Jeremy Corbyn will promise that a Labour government will "put the interests of the majority first" and oppose the "cosy cartel" running the UK as the left-wing leader delivers his first major speech of the general election campaign on Thursday (20 April).
"They say I don't play by the rules – their rules. We can't win, they say, because we don't play their game," he will tell an audience in Westminster, London.
"They're quite right. I don't. And a Labour government elected on 8 June won't play by their rules.
"These rules have created a cosy cartel which rigs the system in favour of a few powerful and wealthy individuals and corporations. It's a rigged system set up by the wealth extractors for the wealth extractors."
Corbyn, who plans to namecheck Southern rail, Arcadia boss Sir Philip Green and Sports Direct founder Mike Ashley, will vow to "overturn the rigged system".
"The Conservatives will use all the divide-and-rule tricks of the Lynton Crosby trade to protect the wealth extractors' rigged system," the Labour leader is expected to say.
"If I were Southern rail or Philip Green, I'd be worried about a Labour government. If I were Mike Ashley or the CEO of a tax-avoiding multinational corporation, I'd want to see a Tory victory.

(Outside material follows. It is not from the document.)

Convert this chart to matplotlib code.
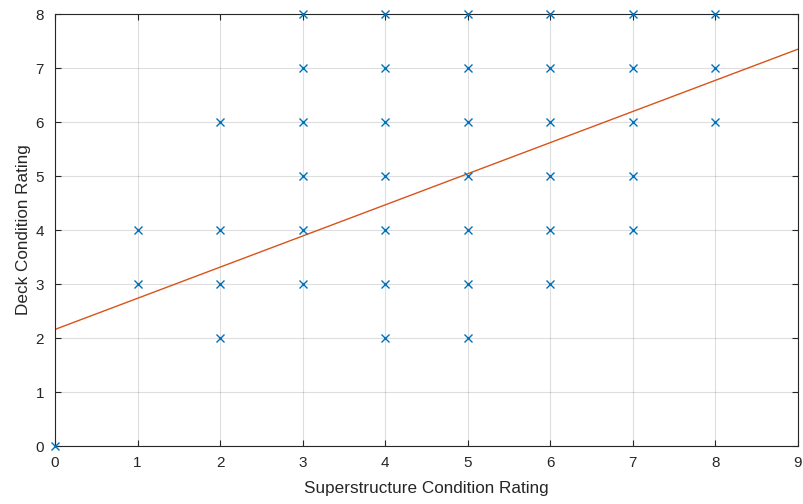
import matplotlib
matplotlib.use("Agg")
import matplotlib.pyplot as plt
import numpy as np

plt.rcParams['font.family'] = ['Liberation Sans', 'DejaVu Sans']

# Data points (superstructure rating, deck rating)
super_x = [0, 1, 1, 2, 2, 2, 2,
           3, 3, 3, 3, 3, 3,
           4, 4, 4, 4, 4, 4, 4,
           5, 5, 5, 5, 5, 5, 5,
           6, 6, 6, 6, 6, 6,
           7, 7, 7, 7, 7,
           8, 8, 8]
deck_y = [0, 3, 4, 2, 3, 4, 6,
          3, 4, 5, 6, 7, 8,
          2, 3, 4, 5, 6, 7, 8,
          2, 3, 4, 5, 6, 7, 8,
          3, 4, 5, 6, 7, 8,
          4, 5, 6, 7, 8,
          6, 7, 8]
# Fit line endpoints
fit_x = [0, 9]
fit_y = [2.16, 7.35]

fig = plt.figure(figsize=(8.04, 5.04), dpi=100)
ax = fig.add_axes([0.0684, 0.115, 0.924, 0.857])

ax.plot(super_x, deck_y, 'x', color='#0072BD', markersize=5.5, markeredgewidth=1.0,
        linestyle='none', clip_on=False, zorder=3)
ax.plot(fit_x, fit_y, '-', color='#D95319', linewidth=1.0, zorder=2)

ax.set_xlim(0, 9)
ax.set_ylim(0, 8)
ax.set_xticks(range(0, 10))
ax.set_yticks(range(0, 9))
ax.grid(True, color='#262626', alpha=0.15, linewidth=0.8)
ax.set_axisbelow(True)
for s in ax.spines.values():
    s.set_color('#262626')
    s.set_linewidth(0.8)
ax.tick_params(direction='in', colors='#262626', labelsize=11, length=4, top=True, right=True,
               labeltop=False, labelright=False)
ax.tick_params(axis='x', pad=7)
ax.tick_params(axis='y', pad=8)
ax.set_xlabel('Superstructure Condition Rating', fontsize=12.3, color='#262626', labelpad=8)
ax.set_ylabel('Deck Condition Rating', fontsize=12.3, color='#262626', labelpad=3)

fig.savefig('out.png', dpi=100)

Labour is the party that will put the interests of the majority first."
The address will come just a day after MPs backed Theresa May's call for a snap general election on 8 June, more than a month after the local and metro-mayoral elections on 4 May.
The UK prime minister, who until very recently opposed holding a general election, said that the vote is necessary to strengthen her position at the Brexit negotiating table.
"Every vote for the Conservatives will make it harder for opposition politicians who want to stop me from getting the job done," she said. "Every vote for the Conservatives will make me stronger when I negotiate for Britain with the prime ministers, presidents and chancellors of the European Union.
"Every vote for the Conservatives means we can stick to our plan for a stronger Britain and take the right long-term decisions for a more secure future."
The latest opinion polls from ICM, YouGov and ComRes gave the Conservatives a 21-point lead over Labour, suggesting May could secure a majority of around 100 seats in the House of Commons.